When I bought my pocket pistol, the guy selling it to me was somebody that I have talked to many times, and bought another gun from in the past. The salesman's co-worker (new guy), walked up and said that I needed several extra magazines with my S&W Bodyguard because the magazines wear out after 200 to 300 rounds. It looked like the guy that I was talking to wanted to strangle the other salesman. Another employee heard the comment, saw the reaction of the guy I was talking to, and asked the new guy to help him in another area. I have never seen the "new guy" again in that store. I stop there at least once a week.
 
So, it's bad to teach an effective technique that uses the natural reaction to gunfire to a student who needs a first time result?

As said, most of the time, the gun will sit in a drawer. New gun buyers get the gun, shoot a box or two, consider themselves adequate, and move on. They now have a security blanket to soothe their distressed feelings watching their neighborhood/town changing in ways they don't want and can't fix.

Most are trapped in their home and can no longer sell for what it would take to move. It's an older neighborhood, as their contemporaries pass on, the kids - who wouldn't live there on a bet - are renting it out. From the perspective of a property owner, the neighbor starts getting sketchy.

"We need a gun!" becomes an answer.

Spending hours at a range or joining a club isn't their cup of tea - they just want something to intimidate the potential home intruder. Frankly, all the boring classroom exercise and paper shooting isn't getting them up to speed.

The old jarhead put it in a working perspective for them - it may have been "rude" to intrude on the conversation, but - no telling maybe he was a multiple tour combat veteran (unlike the poster who claims all Marines aren't all that.) He's been there done that, the functional results of training boiled down to how to put down the target as quickly and effectively as possible.

That IS NOT the point of NRA handgun training - one that is implicity expressed in their choice of targets vs those used in shoot-move competition. NRA prefers the non political bullseye, competition uses silhouettes. Images of human beings, to be more blunt.

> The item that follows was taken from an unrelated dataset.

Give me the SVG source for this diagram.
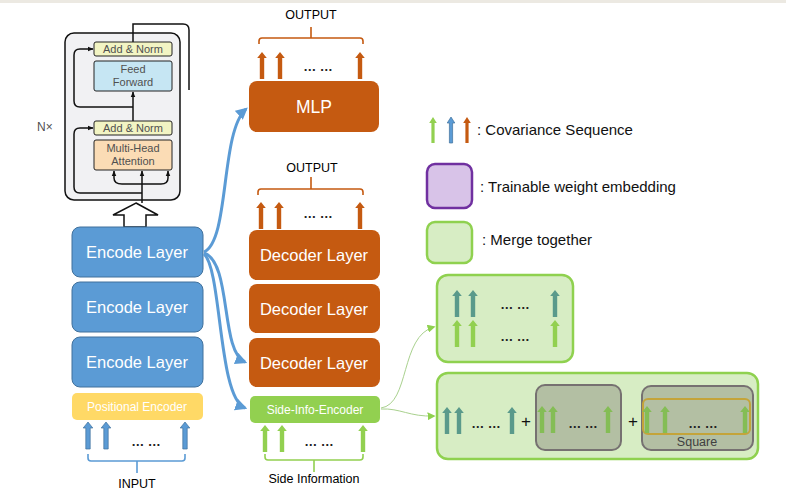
<svg xmlns="http://www.w3.org/2000/svg" xmlns:xlink="http://www.w3.org/1999/xlink" width="786" height="493" viewBox="0 0 786 493">
<style>
text{font-family:"Liberation Sans",Arial,sans-serif}
.lbl{fill:#ffffff;text-anchor:middle}
.big{font-size:16.5px}
.blk{fill:#000;text-anchor:middle;font-size:12.5px}
.leg{fill:#111;font-size:15px}
.tf{fill:#505050;font-size:11px;text-anchor:middle}
.dots{font-size:13px;font-weight:bold;fill:#222;text-anchor:middle}
.enc{fill:#5b9bd5;stroke:#41719c;stroke-width:1}
.dec{fill:#c55a11}
.ab{fill:#5b9bd5;stroke:#41719c;stroke-width:0.7}
.ao{fill:#c55a11}
.ag{fill:#92d050}
.ag2{fill:#84bd55}
.at{fill:#5a9a8b}
.merge{fill:#d7edc4;stroke:#8fd14f;stroke-width:2.5}
.gray{fill:#b3bfa3;stroke:#767171;stroke-width:2}
.tline{fill:none;stroke:#111;stroke-width:1.5}
.tbox{stroke:#222;stroke-width:1}
.brace-b{fill:none;stroke:#5b9bd5;stroke-width:1.6}
.brace-o{fill:none;stroke:#c55a11;stroke-width:1.6}
.brace-g{fill:none;stroke:#92d050;stroke-width:1.6}
.conn-b{fill:none;stroke:#5b9bd5;stroke-width:3}
.conn-g{fill:none;stroke:#a9d18e;stroke-width:1}
</style>
<defs>
<path id="arw" d="M-2.2,27 V6 H-4.8 L0,0 L4.8,6 H2.2 V27 Z"/>
<path id="arwT" d="M-1.6,26 V6 H-3.8 L0,0 L3.8,6 H1.6 V26 Z"/>
<marker id="mb" viewBox="0 0 10 10" refX="8" refY="5" markerWidth="4" markerHeight="4" orient="auto" markerUnits="strokeWidth"><path d="M0,0 L10,5 L0,10 Z" fill="#5b9bd5"/></marker>
<marker id="mg" viewBox="0 0 10 10" refX="8" refY="5" markerWidth="8" markerHeight="8" orient="auto" markerUnits="strokeWidth"><path d="M0,0 L10,5 L0,10 Z" fill="#8fd14f"/></marker>
<marker id="mk" viewBox="0 0 10 10" refX="9" refY="5" markerWidth="4" markerHeight="4" orient="auto" markerUnits="strokeWidth"><path d="M0,1 L10,5 L0,9 Z" fill="#111"/></marker>
</defs>
<rect x="0" y="0" width="786" height="493" fill="#ffffff"/>
<rect x="0" y="0" width="786" height="3" fill="#ece9e2"/>

<g id="transformer">
<rect x="65" y="33" width="115" height="167" rx="9" fill="#f1f1f3" stroke="#111" stroke-width="1.5"/>
<path class="tline" d="M133,42 V24 H183 Q189,24 189,30 V90"/>
<path class="tline" d="M133,107 H80 Q74,107 74,101 V55 Q74,49 80,49 H93" marker-end="url(#mk)"/>
<path class="tline" d="M142,193 H80 Q74,193 74,187 V134 Q74,128 80,128 H93" marker-end="url(#mk)"/>
<path class="tline" d="M133,122 V92" marker-end="url(#mk)"/>
<path class="tline" d="M142,203 V171" marker-end="url(#mk)"/>
<path class="tline" d="M142,184 H122 Q114,184 114,178 V171" marker-end="url(#mk)"/>
<path class="tline" d="M142,184 H161 Q168,184 168,178 V171" marker-end="url(#mk)"/>
<rect class="tbox" x="94" y="42" width="78" height="14" rx="2" fill="#f2f4c3"/>
<text class="tf" x="133" y="53">Add &amp; Norm</text>
<rect class="tbox" x="94" y="61" width="78" height="30" rx="2" fill="#c6e6f3"/>
<text class="tf" x="133" y="73">Feed</text>
<text class="tf" x="133" y="86">Forward</text>
<rect class="tbox" x="94" y="121" width="78" height="14" rx="2" fill="#f2f4c3"/>
<text class="tf" x="133" y="132">Add &amp; Norm</text>
<rect class="tbox" x="94" y="140" width="78" height="30" rx="2" fill="#fbdcb5"/>
<text class="tf" x="133" y="152">Multi-Head</text>
<text class="tf" x="133" y="165">Attention</text>
<text x="37" y="131" font-size="12" fill="#505050">N×</text>
<path d="M136,203 L158,215 H146 V227 H124 V215 H113 Z" fill="#fff" stroke="#111" stroke-width="1.5"/>
</g>

<g id="encode1"><rect class="enc" x="72" y="227" width="131" height="50" rx="8"/><text class="lbl big" x="137" y="258">Encode Layer</text></g>
<g id="encode2"><rect class="enc" x="72" y="282" width="131" height="50" rx="8"/><text class="lbl big" x="137" y="313">Encode Layer</text></g>
<g id="encode3"><rect class="enc" x="72" y="337" width="131" height="50" rx="8"/><text class="lbl big" x="137" y="368">Encode Layer</text></g>
<g id="positional"><rect x="72" y="393" width="131" height="27" rx="5" fill="#ffd966"/><text class="lbl" x="137" y="411" font-size="12">Positional Encoder</text></g>

<g id="input">
<use xlink:href="#arw" href="#arw" class="ab" x="88" y="422"/>
<use xlink:href="#arw" href="#arw" class="ab" x="106" y="422"/>
<use xlink:href="#arw" href="#arw" class="ab" x="185" y="422"/>
<text class="dots" x="146" y="446">… …</text>
<path class="brace-b" d="M88,454 V458 Q88,461 91,461 H182 Q185,461 185,458 V454 M137,461 V473"/>
<text class="blk" x="137" y="488">INPUT</text>
</g>

<g id="mlp">
<rect class="dec" x="249" y="81" width="130" height="51" rx="8"/><text class="lbl" x="314" y="113" font-size="17.5">MLP</text>
<use xlink:href="#arw" href="#arw" class="ao" x="262" y="52"/>
<use xlink:href="#arw" href="#arw" class="ao" x="280" y="52"/>
<use xlink:href="#arw" href="#arw" class="ao" x="360" y="52"/>
<text class="dots" x="318" y="71">… …</text>
<path class="brace-o" d="M259,44 V41 Q259,38 262,38 H360 Q363,38 363,41 V44 M311,38 V27"/>
<text class="blk" x="311" y="19">OUTPUT</text>
</g>

<g id="decoder1">
<rect class="dec" x="249" y="230" width="131" height="50" rx="8"/><text class="lbl big" x="314" y="261">Decoder Layer</text>
<use xlink:href="#arw" href="#arw" class="ao" x="261" y="202"/>
<use xlink:href="#arw" href="#arw" class="ao" x="279" y="202"/>
<use xlink:href="#arw" href="#arw" class="ao" x="360" y="202"/>
<text class="dots" x="318" y="218">… …</text>
<path class="brace-o" d="M258,195 V192 Q258,189 261,189 H360 Q363,189 363,192 V195 M311,189 V177"/>
<text class="blk" x="312" y="172">OUTPUT</text>
</g>
<g id="decoder2"><rect class="dec" x="249" y="284" width="131" height="49" rx="8"/><text class="lbl big" x="314" y="315">Decoder Layer</text></g>
<g id="decoder3"><rect class="dec" x="249" y="338" width="131" height="49" rx="8"/><text class="lbl big" x="314" y="369">Decoder Layer</text></g>

<g id="side-info">
<rect x="250" y="396" width="130" height="27" rx="5" fill="#92d050"/><text class="lbl" x="315" y="414" font-size="12">Side-Info-Encoder</text>
<use xlink:href="#arw" href="#arw" class="ag" x="265" y="425"/>
<use xlink:href="#arw" href="#arw" class="ag" x="282" y="425"/>
<use xlink:href="#arw" href="#arw" class="ag" x="363" y="425"/>
<text class="dots" x="319" y="446">… …</text>
<path class="brace-g" d="M265,454 V457 Q265,460 268,460 H360 Q363,460 363,457 V454 M314,460 V472"/>
<text class="blk" x="314" y="483" font-size="13">Side Information</text>
</g>

<g id="legend">
<use xlink:href="#arwT" href="#arwT" class="ag" x="433" y="117"/>
<use xlink:href="#arwT" href="#arwT" class="ab" x="451" y="117"/>
<use xlink:href="#arwT" href="#arwT" class="ao" x="467" y="117"/>
<text class="leg" x="477" y="135">: Covariance Sequence</text>
<rect x="427" y="164" width="45" height="44" rx="8" fill="#d8c3e8" stroke="#7030a0" stroke-width="2.5"/>
<text class="leg" x="480" y="192">: Trainable weight embedding</text>
<rect x="427" y="222" width="45" height="41" rx="8" fill="#d7edc4" stroke="#8fd14f" stroke-width="2.5"/>
<text class="leg" x="482" y="245">: Merge together</text>
</g>

<g id="merge1">
<rect class="merge" x="437" y="275" width="136" height="87" rx="11"/>
<use xlink:href="#arw" href="#arw" class="at" x="457" y="290"/>
<use xlink:href="#arw" href="#arw" class="at" x="473" y="290"/>
<use xlink:href="#arw" href="#arw" class="at" x="555" y="290"/>
<use xlink:href="#arw" href="#arw" class="ag" x="457" y="320"/>
<use xlink:href="#arw" href="#arw" class="ag" x="473" y="320"/>
<use xlink:href="#arw" href="#arw" class="ag" x="555" y="320"/>
<text class="dots" x="515" y="309">… …</text>
<text class="dots" x="515" y="341">… …</text>
</g>

<g id="merge2">
<rect class="merge" x="437" y="373" width="321" height="86" rx="11"/>
<use xlink:href="#arw" href="#arw" class="at" x="447" y="407"/>
<use xlink:href="#arw" href="#arw" class="at" x="459" y="407"/>
<use xlink:href="#arw" href="#arw" class="at" x="512" y="407"/>
<text class="dots" x="486" y="428">… …</text>
<text x="526" y="427" font-size="17" fill="#111" text-anchor="middle">+</text>
<rect class="gray" x="536" y="385" width="85" height="65" rx="9"/>
<use xlink:href="#arw" href="#arw" class="ag2" x="542" y="406"/>
<use xlink:href="#arw" href="#arw" class="ag2" x="553" y="406"/>
<use xlink:href="#arw" href="#arw" class="ag2" x="608" y="406"/>
<text class="dots" x="583" y="428">… …</text>
<text x="633" y="427" font-size="17" fill="#111" text-anchor="middle">+</text>
<rect class="gray" x="642" y="386" width="111" height="64" rx="9"/>
<rect x="643" y="399" width="107" height="35" rx="5" fill="none" stroke="#c4a43a" stroke-width="2"/>
<use xlink:href="#arw" href="#arw" class="ag2" x="647" y="406"/>
<use xlink:href="#arw" href="#arw" class="ag2" x="665" y="406"/>
<use xlink:href="#arw" href="#arw" class="ag2" x="745" y="406"/>
<text class="dots" x="703" y="428">… …</text>
<text x="697" y="446" font-size="12.5" fill="#404040" text-anchor="middle">Square</text>
</g>

<g id="connectors">
<path class="conn-b" d="M204,252 C230,240 220,132 246,109" marker-end="url(#mb)"/>
<path class="conn-b" d="M204,253 C232,262 220,352 245,362" marker-end="url(#mb)"/>
<path class="conn-b" d="M204,254 C222,270 218,398 245,408" marker-end="url(#mb)"/>
<path class="conn-g" d="M381,408 C410,404 400,336 434,327" marker-end="url(#mg)"/>
<path class="conn-g" d="M381,409 C400,408 410,417 434,416" marker-end="url(#mg)"/>
</g>
</svg>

That line in the sand is why so many won't go to NRA classes - the effective point of the teaching is the fundamentals of precision shooting, whereas CCW and other instructors focus on effective defense against aggressive humans.

How the couple received the ol jarheads advice is something else - typically we do see it as an intrusion into the conversation. I sell auto parts, and it happens about a dozen times daily. For the most part I don't refer to the mechanic who might be standing there - it's HIS decision to get involved based on what his schedule is that day. Many do, tho. As for the others, the sooner you can disengage the better. And sometimes the phone won't ring soon enough.

The point tho is that there are some who only have more ignorance to express - but - on the rare instance, you get a different point of view that causes the listener to rethink what they were trying to solve.

Me, .22 International target shooter in High School, doing moderately well. Those trigger discipline skills transferred very nicely to marksmanship on a mowed grass range. But - as training scenarios kept pointing out - hostile moving targets are another discipline entirely. Instead of a steady bullseye waiting to be perforated, the live human is doing everything they can to overcome your skill and defeat you.

If you have to use the natural recoil of the weapon and target the pelvis first, working up, why not? It's going to happen anyway, you don't have to manhandle the handgun, you can drive it and use it's natural recoil tendencies in your favor. For the new shooter, they learn a natural and aggressive technique that will inspire confidence in their immediate lethality and which does work. Combat shooting is something entirely different from square range target shooting as I learned 22 years USAR.

At this point I have to ask - how much combat shooting experience does the OP have? Or, less politely, how much do they know about it to question a tactic?

Ol jarhead may have been doing everyone a favor - he gave the buyers a reality check about what they really plan to use the weapon for, and introduced the idea that maybe it's not going be what they think. NRA isn't combat - even the targets represent that.